** begin DATA **

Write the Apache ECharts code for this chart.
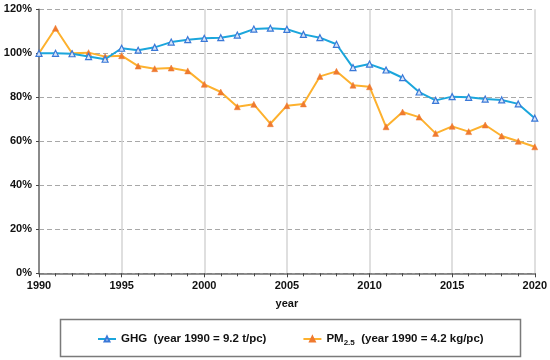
<!DOCTYPE html>
<html><head><meta charset="utf-8">
<script src="https://cdn.jsdelivr.net/npm/echarts@6/dist/echarts.min.js"></script>
<style>html,body{margin:0;padding:0;background:#fff}#c{width:550px;height:360px}</style>
</head><body><div id="c"></div>
<script>
const years = [1990,1991,1992,1993,1994,1995,1996,1997,1998,1999,2000,2001,2002,2003,2004,2005,2006,2007,2008,2009,2010,2011,2012,2013,2014,2015,2016,2017,2018,2019,2020];
const ghg = [100,100,99.8,98.5,97.3,102.3,101.4,102.7,105.1,106.2,106.8,107.1,108.3,111,111.4,110.9,108.6,107.1,104.1,93.5,95.1,92.4,88.9,82.4,78.6,80.3,80,79.2,78.8,77,70.5];
const pm25 = [100,111.4,100,100.3,98.5,98.9,94.2,93,93.3,92,85.9,82.4,75.7,76.8,68,76.2,77,89.5,91.8,85.5,84.8,66.6,73.3,71,63.6,66.8,64.4,67.4,62.4,60,57.5];
const yTicks = [0,20,40,60,80,100,120];
const ghgName = 'GHG  (year 1990 = 9.2 t/pc)';
const pmName = 'PM2.5  (year 1990 = 4.2 kg/pc)';

const font = 'Liberation Sans, Arial, sans-serif';
const chart = echarts.init(document.getElementById('c'), null, {renderer:'canvas'});
chart.setOption({
  animation: false,
  backgroundColor: '#fff',
  grid: {left: 39, right: 13, top: 9.3, bottom: 86.7},
  xAxis: {
    type: 'value', min: 1990, max: 2020, interval: 5,
    name: 'year', nameLocation: 'middle', nameGap: 25,
    nameTextStyle: {fontFamily: font, fontWeight: 'bold', fontSize: 11, color: '#111'},
    axisLine: {lineStyle: {color: '#6e6e6e', width: 1.5}},
    axisTick: {show: true, length: 4, lineStyle: {color: '#444'}},
    minorTick: {show: true, splitNumber: 5, length: 3, lineStyle: {color: '#444'}},
    axisLabel: {fontFamily: font, fontWeight: 'bold', fontSize: 11, color: '#111', margin: 7, formatter: v => String(v)},
    splitLine: {show: true, lineStyle: {color: '#d4d4d4', width: 1.5}}
  },
  yAxis: {
    type: 'value', min: yTicks[0], max: yTicks[yTicks.length-1], interval: 20,
    axisLine: {show: true, lineStyle: {color: '#6e6e6e', width: 1.5}},
    axisTick: {show: true, length: 3, lineStyle: {color: '#444'}},
    axisLabel: {fontFamily: font, fontWeight: 'bold', fontSize: 11, color: '#111', margin: 7, formatter: '{value}%'},
    splitLine: {show: true, lineStyle: {color: '#a8a8a8', width: 1, type: [5,3]}}
  },
  legend: {
    left: 92, top: 328, itemGap: 36, itemWidth: 18, itemHeight: 6,
    textStyle: {fontFamily: font, fontWeight: 'bold', fontSize: 11.5, color: '#111',
      rich: {
        a: {fontFamily: font, fontWeight: 'bold', fontSize: 11.5, color: '#111'},
        s: {fontFamily: font, fontWeight: 'bold', fontSize: 8, color: '#111', verticalAlign: 'bottom', padding: [8,0,0,0]}
      }},
    formatter: function(n){
      if (n === pmName) return '{a|PM}{s|2.5}{a|  (year 1990 = 4.2 kg/pc)}';
      return '{a|' + n + '}';
    },
    data: [ghgName, pmName]
  },
  graphic: [{
    type: 'rect', left: 58, top: 317, shape: {width: 460, height: 37},
    style: {fill: 'none', stroke: '#7a7a7a', lineWidth: 1.5}, silent: true
  }],
  series: [
    {
      name: ghgName, type: 'line', data: years.map((y,i)=>[y, ghg[i]]),
      symbol: 'triangle', symbolSize: 6, showAllSymbol: true,
      lineStyle: {color: '#1ba6dc', width: 2},
      itemStyle: {color: '#d8e6f7', borderColor: '#3a78d8', borderWidth: 1.2},
      z: 3
    },
    {
      name: pmName, type: 'line', data: years.map((y,i)=>[y, pm25[i]]),
      symbol: 'triangle', symbolSize: 6, showAllSymbol: true,
      lineStyle: {color: '#fdb12e', width: 2},
      itemStyle: {color: '#ef7a30', borderColor: '#ef7a30', borderWidth: 0.5},
      z: 2
    }
  ]
});
</script></body></html>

** end DATA **

■ REQUIREMENT
Write out again, exactly, the lines from the start of the listing up to the line containing "const pmName = 'PM2.5", with both ends and without pictures.

■ ANSWER TO THE TASK
Write the Apache ECharts code for this chart.
<!DOCTYPE html>
<html><head><meta charset="utf-8">
<script src="https://cdn.jsdelivr.net/npm/echarts@6/dist/echarts.min.js"></script>
<style>html,body{margin:0;padding:0;background:#fff}#c{width:550px;height:360px}</style>
</head><body><div id="c"></div>
<script>
const years = [1990,1991,1992,1993,1994,1995,1996,1997,1998,1999,2000,2001,2002,2003,2004,2005,2006,2007,2008,2009,2010,2011,2012,2013,2014,2015,2016,2017,2018,2019,2020];
const ghg = [100,100,99.8,98.5,97.3,102.3,101.4,102.7,105.1,106.2,106.8,107.1,108.3,111,111.4,110.9,108.6,107.1,104.1,93.5,95.1,92.4,88.9,82.4,78.6,80.3,80,79.2,78.8,77,70.5];
const pm25 = [100,111.4,100,100.3,98.5,98.9,94.2,93,93.3,92,85.9,82.4,75.7,76.8,68,76.2,77,89.5,91.8,85.5,84.8,66.6,73.3,71,63.6,66.8,64.4,67.4,62.4,60,57.5];
const yTicks = [0,20,40,60,80,100,120];
const ghgName = 'GHG  (year 1990 = 9.2 t/pc)';
const pmName = 'PM2.5  (year 1990 = 4.2 kg/pc)';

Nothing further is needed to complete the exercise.